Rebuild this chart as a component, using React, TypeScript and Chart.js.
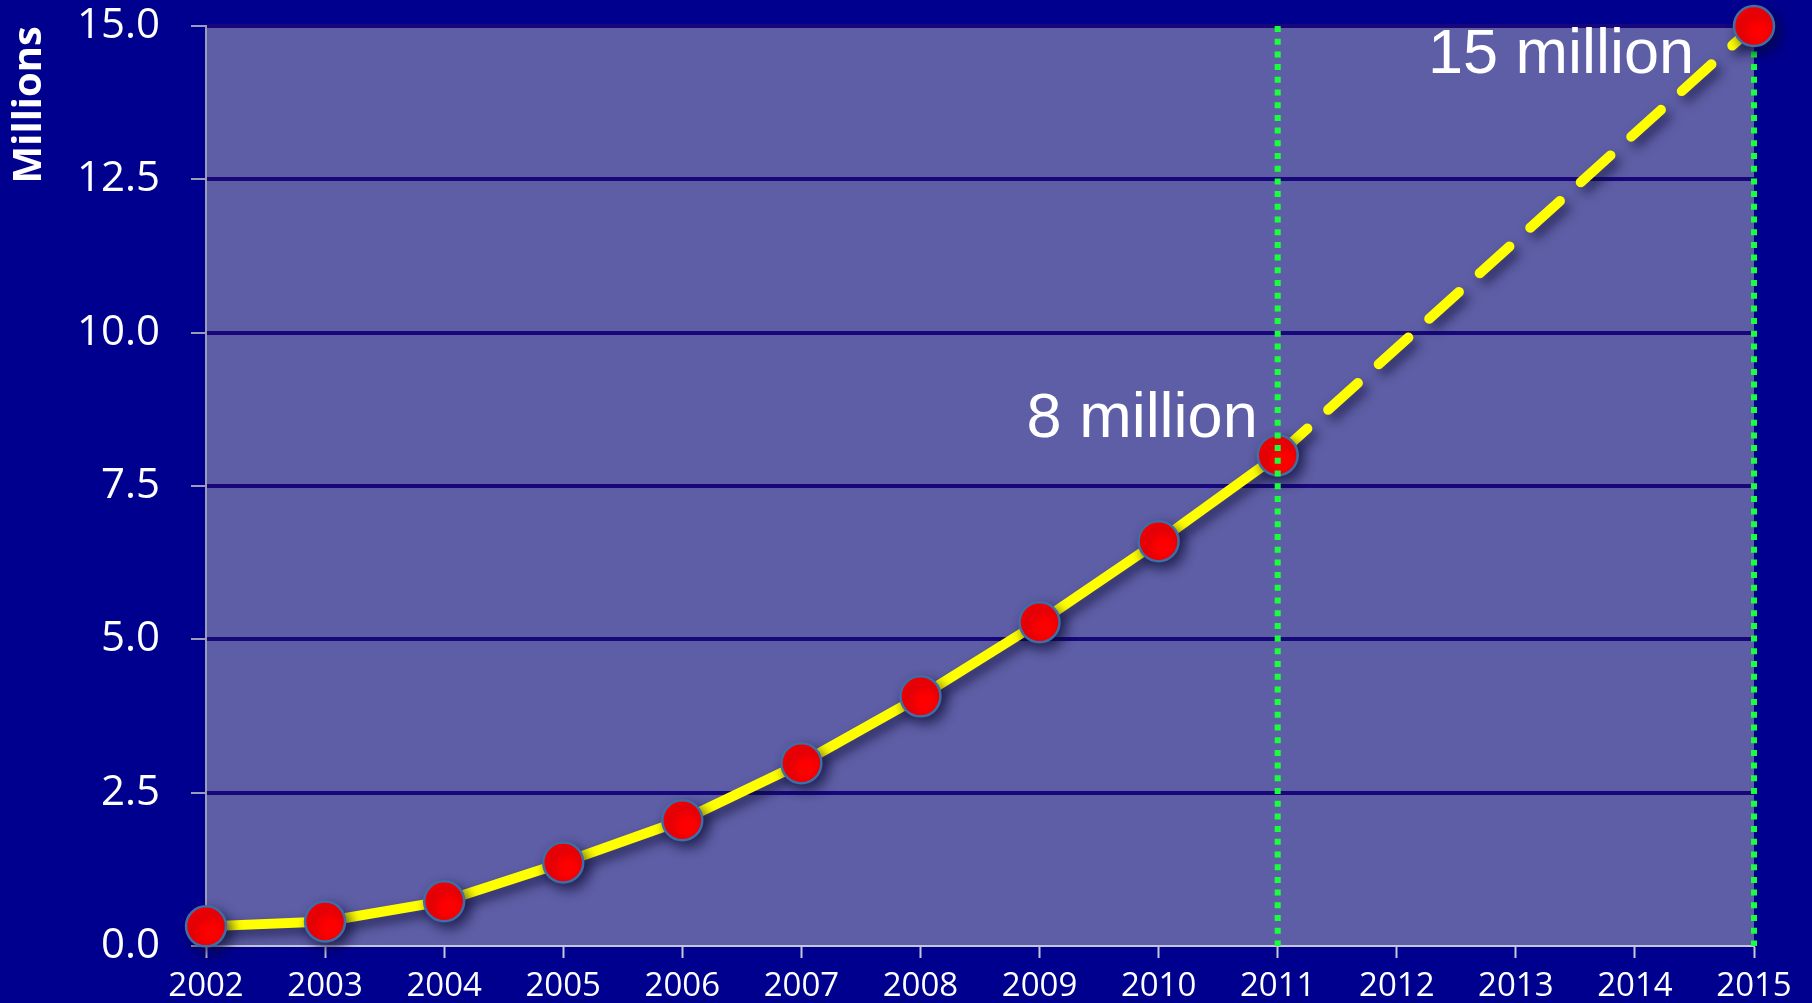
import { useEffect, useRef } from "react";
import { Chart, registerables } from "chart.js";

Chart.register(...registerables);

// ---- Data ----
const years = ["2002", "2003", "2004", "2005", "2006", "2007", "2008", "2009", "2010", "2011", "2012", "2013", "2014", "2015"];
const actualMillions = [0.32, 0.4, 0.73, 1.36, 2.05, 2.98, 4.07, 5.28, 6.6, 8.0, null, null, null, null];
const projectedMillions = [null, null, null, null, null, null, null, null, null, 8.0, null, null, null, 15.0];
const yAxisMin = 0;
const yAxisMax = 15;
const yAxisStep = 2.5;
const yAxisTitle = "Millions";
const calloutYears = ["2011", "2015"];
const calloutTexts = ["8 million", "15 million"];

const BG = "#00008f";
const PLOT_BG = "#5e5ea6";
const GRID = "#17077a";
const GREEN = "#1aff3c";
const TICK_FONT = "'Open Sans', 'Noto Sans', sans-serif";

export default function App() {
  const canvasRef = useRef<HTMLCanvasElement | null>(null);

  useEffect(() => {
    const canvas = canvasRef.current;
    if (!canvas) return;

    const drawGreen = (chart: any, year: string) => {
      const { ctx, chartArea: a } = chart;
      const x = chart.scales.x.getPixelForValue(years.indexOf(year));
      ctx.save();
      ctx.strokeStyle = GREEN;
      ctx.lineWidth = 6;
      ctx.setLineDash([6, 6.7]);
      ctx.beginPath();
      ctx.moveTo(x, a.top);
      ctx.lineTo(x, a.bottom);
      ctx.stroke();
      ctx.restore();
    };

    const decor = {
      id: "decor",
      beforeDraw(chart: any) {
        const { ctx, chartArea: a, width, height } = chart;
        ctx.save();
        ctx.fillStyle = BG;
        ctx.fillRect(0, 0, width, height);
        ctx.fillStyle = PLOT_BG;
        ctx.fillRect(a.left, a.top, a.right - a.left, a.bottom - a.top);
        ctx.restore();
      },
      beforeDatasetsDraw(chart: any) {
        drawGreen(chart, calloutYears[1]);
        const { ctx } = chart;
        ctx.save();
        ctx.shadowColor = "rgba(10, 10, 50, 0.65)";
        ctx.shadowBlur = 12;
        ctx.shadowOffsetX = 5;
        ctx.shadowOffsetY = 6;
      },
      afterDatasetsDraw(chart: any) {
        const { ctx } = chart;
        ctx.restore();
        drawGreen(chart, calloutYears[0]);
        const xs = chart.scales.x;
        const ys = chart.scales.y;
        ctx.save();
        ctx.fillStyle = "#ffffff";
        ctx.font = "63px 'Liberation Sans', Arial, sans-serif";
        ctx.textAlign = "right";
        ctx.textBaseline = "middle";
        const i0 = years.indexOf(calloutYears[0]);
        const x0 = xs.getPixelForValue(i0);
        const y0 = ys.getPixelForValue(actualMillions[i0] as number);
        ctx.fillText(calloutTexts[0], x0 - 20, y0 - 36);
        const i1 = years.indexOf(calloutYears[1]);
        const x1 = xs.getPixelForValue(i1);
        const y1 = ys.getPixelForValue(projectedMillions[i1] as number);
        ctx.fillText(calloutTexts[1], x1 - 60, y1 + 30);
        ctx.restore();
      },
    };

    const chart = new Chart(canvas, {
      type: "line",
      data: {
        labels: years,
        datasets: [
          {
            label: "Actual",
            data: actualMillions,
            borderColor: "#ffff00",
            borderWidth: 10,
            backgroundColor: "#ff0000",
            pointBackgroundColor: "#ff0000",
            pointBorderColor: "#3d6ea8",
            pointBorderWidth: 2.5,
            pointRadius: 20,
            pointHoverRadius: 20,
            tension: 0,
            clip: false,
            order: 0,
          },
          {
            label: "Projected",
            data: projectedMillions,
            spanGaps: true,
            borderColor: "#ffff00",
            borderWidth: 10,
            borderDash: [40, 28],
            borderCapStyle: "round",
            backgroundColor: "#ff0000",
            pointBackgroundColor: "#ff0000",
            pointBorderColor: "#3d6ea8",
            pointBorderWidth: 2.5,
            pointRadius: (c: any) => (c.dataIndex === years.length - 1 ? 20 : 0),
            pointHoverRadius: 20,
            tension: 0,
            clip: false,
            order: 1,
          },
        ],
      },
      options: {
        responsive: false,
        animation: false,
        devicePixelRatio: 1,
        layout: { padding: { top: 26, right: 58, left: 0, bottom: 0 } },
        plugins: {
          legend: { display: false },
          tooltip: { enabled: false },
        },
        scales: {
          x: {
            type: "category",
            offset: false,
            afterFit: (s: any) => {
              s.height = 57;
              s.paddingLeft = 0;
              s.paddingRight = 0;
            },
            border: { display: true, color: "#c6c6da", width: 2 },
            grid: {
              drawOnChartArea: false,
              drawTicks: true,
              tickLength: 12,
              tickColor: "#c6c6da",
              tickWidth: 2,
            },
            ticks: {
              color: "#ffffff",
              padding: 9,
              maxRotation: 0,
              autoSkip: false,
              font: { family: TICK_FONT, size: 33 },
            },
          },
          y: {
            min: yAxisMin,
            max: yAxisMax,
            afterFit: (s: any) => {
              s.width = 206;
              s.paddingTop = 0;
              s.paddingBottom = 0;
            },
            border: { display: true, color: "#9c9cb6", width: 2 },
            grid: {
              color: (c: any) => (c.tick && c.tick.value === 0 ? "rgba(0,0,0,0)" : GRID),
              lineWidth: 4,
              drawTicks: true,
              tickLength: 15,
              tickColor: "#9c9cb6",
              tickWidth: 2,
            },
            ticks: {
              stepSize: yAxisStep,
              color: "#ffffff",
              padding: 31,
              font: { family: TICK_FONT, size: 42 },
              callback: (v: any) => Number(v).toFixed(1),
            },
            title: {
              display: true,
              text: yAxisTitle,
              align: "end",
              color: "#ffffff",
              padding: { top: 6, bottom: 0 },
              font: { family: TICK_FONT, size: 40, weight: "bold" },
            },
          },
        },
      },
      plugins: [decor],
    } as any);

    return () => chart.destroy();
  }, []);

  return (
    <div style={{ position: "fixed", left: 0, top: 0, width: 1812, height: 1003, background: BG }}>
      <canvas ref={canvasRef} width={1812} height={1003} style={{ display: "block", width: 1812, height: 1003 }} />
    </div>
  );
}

--*--

REQUIRED WORK> Repeat only the lines between the start of the data and the line with "Chart.register(...registerables);", including those two lines, and skip the pictures.

OUTPUT OF THE EXERCISE>
Rebuild this chart as a component, using React, TypeScript and Chart.js.
import { useEffect, useRef } from "react";
import { Chart, registerables } from "chart.js";

Chart.register(...registerables);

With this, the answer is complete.